If you want to receive EINTR only when the thread is blocked in select, you may block that signal in the thread using pthread_sigmask and use pselect or epoll_pwait that would unblock that signal while waiting only. This way the rest of your code does not need to be concerned with handling EINTR.
If you have more than one thread in the process make sure you block that signal in all other threads, so that only one thread gets delivered that signal. See Signal Concepts for more details.
A more elegant option (IMO) is to avoid using timer_create and rather pass the delay to the next timer expiry as select time-out argument (this is what libevent does). But that requires you to maintain your own min-heap of timers.

how and when -EINTR is set when linux system call is blocked

If a system call is blocked , the process state is set to TASK_INTERRUPTIBLE, and the process is removed from run queue.
When a signal is delivered to that process, kernel adds the signal to list of pending signals and sets the process state to TASK_RUNNING.
And when next time schedule() is called this process is executed.
What i did not understand is how exactly blocked system call returns -EINTR to userspace?
Any blocked system call can return -EINTR?
The logic of setting -EINTR is done by signal handling code or by system call itself?
AFAIK signal handling only happens before returning to userspace, is that true?
Does signal handling happens during context switch?
Please help me understand this.
When the process is running again (i.e., when schedule() returns), the driver must check for this case with the signal_pending() function, and abort what it's doing and return the -EINTR error code.
Many system calls are restartable, i.e., after interrupted by a signal, they could be just executed again without changing the functionality.
In that case, they return -ERESTARTSYS instead of -EINTR, and the kernel will handle the restarting automatically after the signal has been handled.
For an example, see the function uart_wait_modem_status in drivers/tty/serial/serial_core.c, or any other place where EINTR or ERESTARTSYS are used.
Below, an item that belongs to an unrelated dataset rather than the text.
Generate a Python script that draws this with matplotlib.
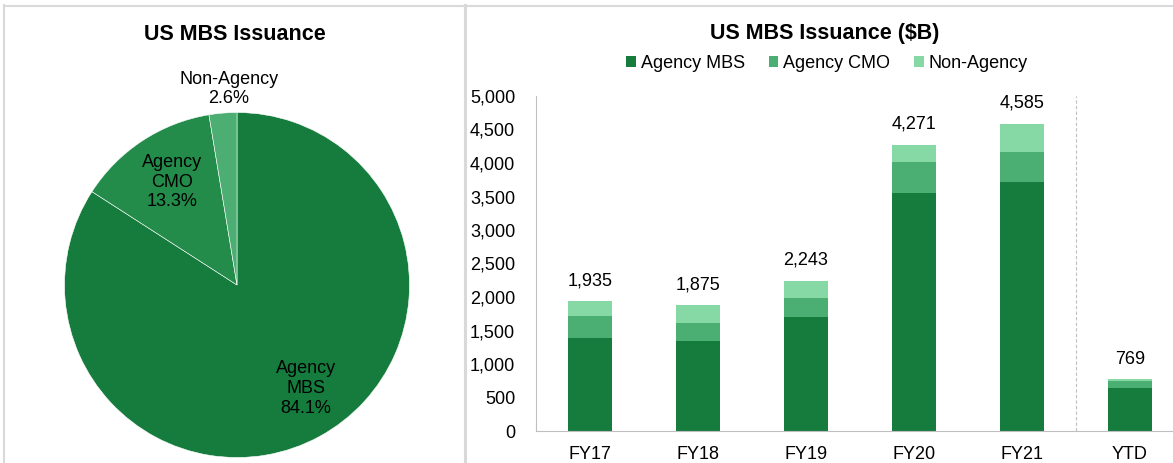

What happens when a signal is received while already in a signal handler?

I have a parent process spawning several child processes. I want to know when any child process exits by registering a SIGCHLD signal handler.
The question is, what happens if another SIGCHLD (or any other signal) is received, while the parent process is already in a signal handler?
I can think of the following outcomes:
The signal is ignored
The signal is queued, and will be processed as soon as the current handler returns
The current handler is in turn interrupted, just like the main program
Which one is correct?
In your concrete example (the same signal being received), the signal is delivered after the signal handler has finished (so bullet point #2 is correct). Note, however, that you may "lose" signals.
The reason for that is that while a signal is being inside its handler, it is blocked. Blocked signals are set to pending, but not queued. The term "pending" means that the operating system remembers that there is a signal waiting to be delivered at the next opportunity, and "not queued" means that it does this by setting a flag somewhere, but not by keeping an exact record of how many signals have arrived.
Thus, you may receive 2 or 3 (or 10) more SIGCHLD while in your handler, but only see one (so in some cases, bullet point #1 can be correct, too).
Note that several flags that you can pass to sigaction can affect the default behaviour, such as SA_NODEFER (prevents blocking signal) and SA_NOCLDWAIT (may not generate signal at all on some systems).
Now of course, if you receive a different type of signal, there's no guarantee that it won't interrupt your handler. For that reason, one preferrably doesn't use non signal safe functions.